I have always been eclectic in what I want to learn about, but nearly every aspect of my learning has to do with history, a love I received at an early age from my father. He has a love for war history, and so from a young age I was immersed in it, watching historical dramas and documentaries on television and reading books he had brought home. From a young age, I thought everyone loved history and thought it odd when I got to school and found out that not everyone shared my love.
I love to read and have always been a bookworm. My family jokes that I devour books, particularly books and writings of a historical nature, both fiction and non-fiction. I own a vast collection of history books, mostly American history, and will use them in my research whenever possible. Lately I have been writing numerous article of a historical nature for my hub on HubPages, which you can check out through my link list on the main page.

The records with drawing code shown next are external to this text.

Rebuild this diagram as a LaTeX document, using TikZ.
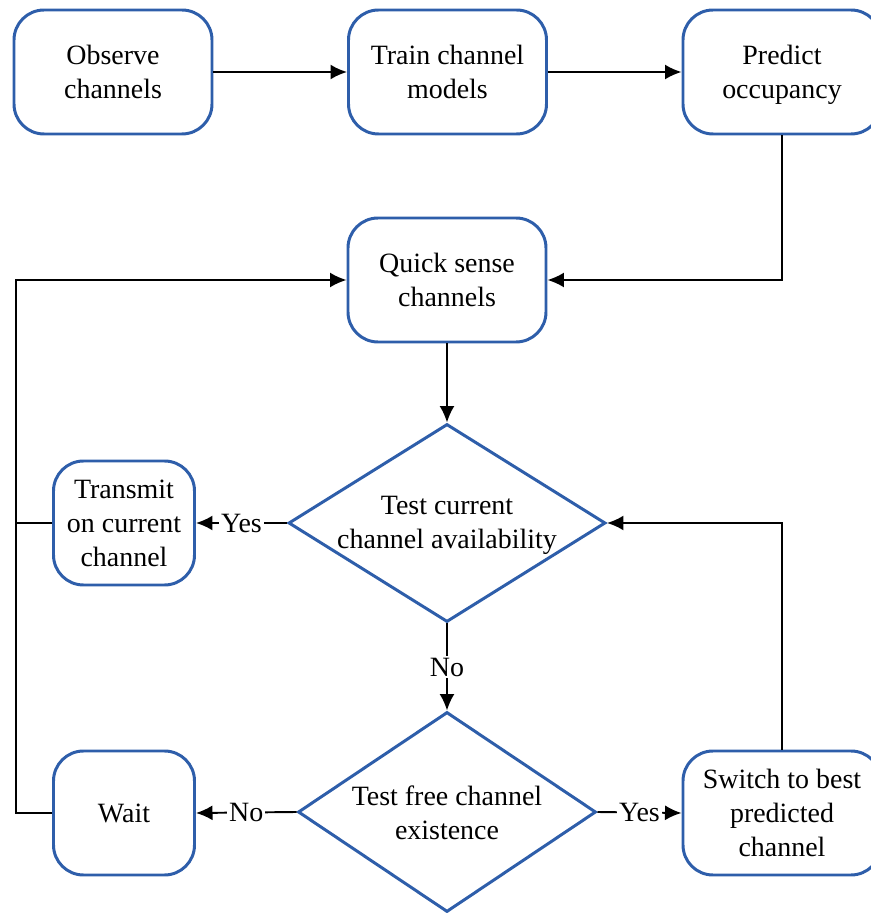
\documentclass[tikz,border=0pt]{standalone}
\usepackage{fontspec}
\setmainfont{Liberation Serif}
\usepackage{tikz}
\usetikzlibrary{arrows.meta,shapes.geometric,positioning,calc}
\definecolor{boxblue}{RGB}{46,94,170}
\tikzset{stepbox/.style={draw=boxblue, line width=1.7pt, rounded corners=0.6cm, minimum width=3.96cm, minimum height=2.48cm, align=center, inner sep=2pt},
smallbox/.style={stepbox, minimum width=2.82cm},
testshape/.style={draw=boxblue, line width=1.7pt, diamond, inner sep=0pt},
arr/.style={line width=1.1pt, -{Latex[length=0.33cm,width=0.3cm]}},
lin/.style={line width=1.1pt},
lbl/.style={fill=white, inner sep=1pt}}

\begin{document}
\begin{tikzpicture}[font=\fontsize{15.9}{19.4}\selectfont]
\useasboundingbox (0,0) rectangle (17.42,18.26);

% top row
\node[stepbox] (obs) at (2.26,16.82) {Observe\\channels};
\node[stepbox] (train) at (8.95,16.82) {Train channel\\models};
\node[stepbox, text depth=0pt] (pred) at (15.64,16.82) {Predict\\occupancy};
\node[stepbox] (quick) at (8.94,12.66) {Quick sense\\channels};

% tests
\node[testshape, minimum width=6.34cm, minimum height=3.96cm] (test1) at (8.94,7.80) {};
\node[align=center] at (8.94,7.76) {Test current\\channel availability};
\node[testshape, minimum width=5.96cm, minimum height=4.0cm] (test2) at (8.94,2.02) {};
\node[align=center] at (8.94,2.0) {Test free channel\\existence};

\node[smallbox] (trans) at (2.48,7.80) {Transmit\\on current\\channel};
\node[smallbox] (wait) at (2.48,2.0) {Wait};
\node[stepbox] (switch) at (15.64,2.0) {Switch to best\\predicted\\channel};

\coordinate (busb) at (0.32,2.0);
\coordinate (busm) at (0.32,7.80);

\draw[arr] (obs) -- (train);
\draw[arr] (train) -- (pred);
\draw[arr] (pred.south) |- (quick.east);
\draw[arr] (quick) -- (test1.north);
\draw[arr] (test1.west) -- node[lbl] {Yes} (trans.east);
\draw[arr] (test1.south) -- node[lbl] {No} (test2.north);
\draw[arr] (test2.west) -- node[lbl] {No} (wait.east);
\draw[arr] (test2.east) -- node[lbl] {Yes} (switch.west);
\draw[arr] (switch.north) |- (test1.east);
\draw[arr] (wait.west) -- (busb) |- (quick.west);
\draw[lin] (trans.west) -- (busm);

\end{tikzpicture}
\end{document}
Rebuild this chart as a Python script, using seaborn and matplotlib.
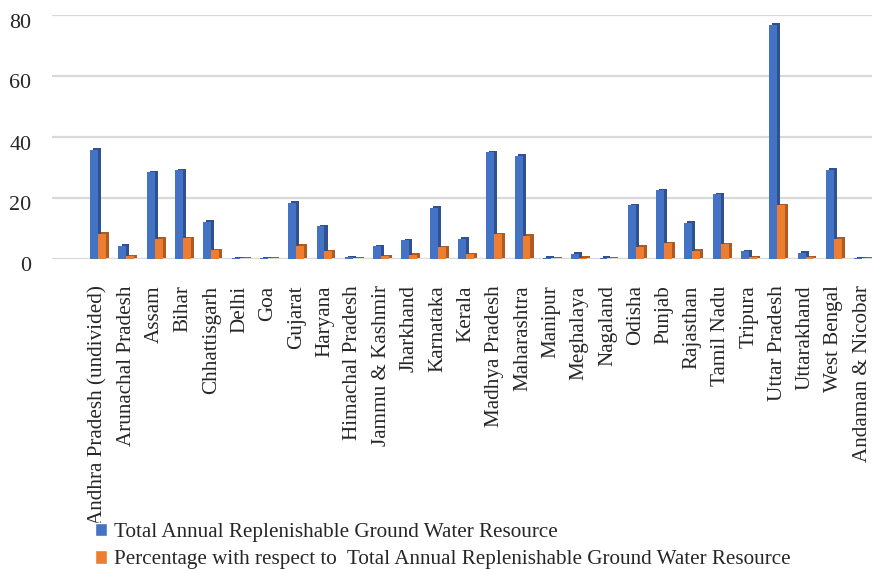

For me, collecting the odd bits of historical trivia has always been sort of an amusement. It is those little blurbs written in history books that caught my fancy, such as a signer of the Declaration of Independence was a Button Gwinett, and that Queen Elizabeth the First had grooves in the floor leading to her bed. That sort of stuff is fascinating.
It is because of this love of history that I got into genealogy. Now it is my genealogy interests that fuel my love of history, because I come across incidents in my family research that I need to then research from a historical standpoint. Examples of this are the history of Alsace, which is where my mother's grandfather hailed from, and the incidents that killed some of my family members, such as the Hatfield (Pennsylvania) train wreck in September 1900 and the Cleveland Clinic Fire in 1929 (which I am currently researching).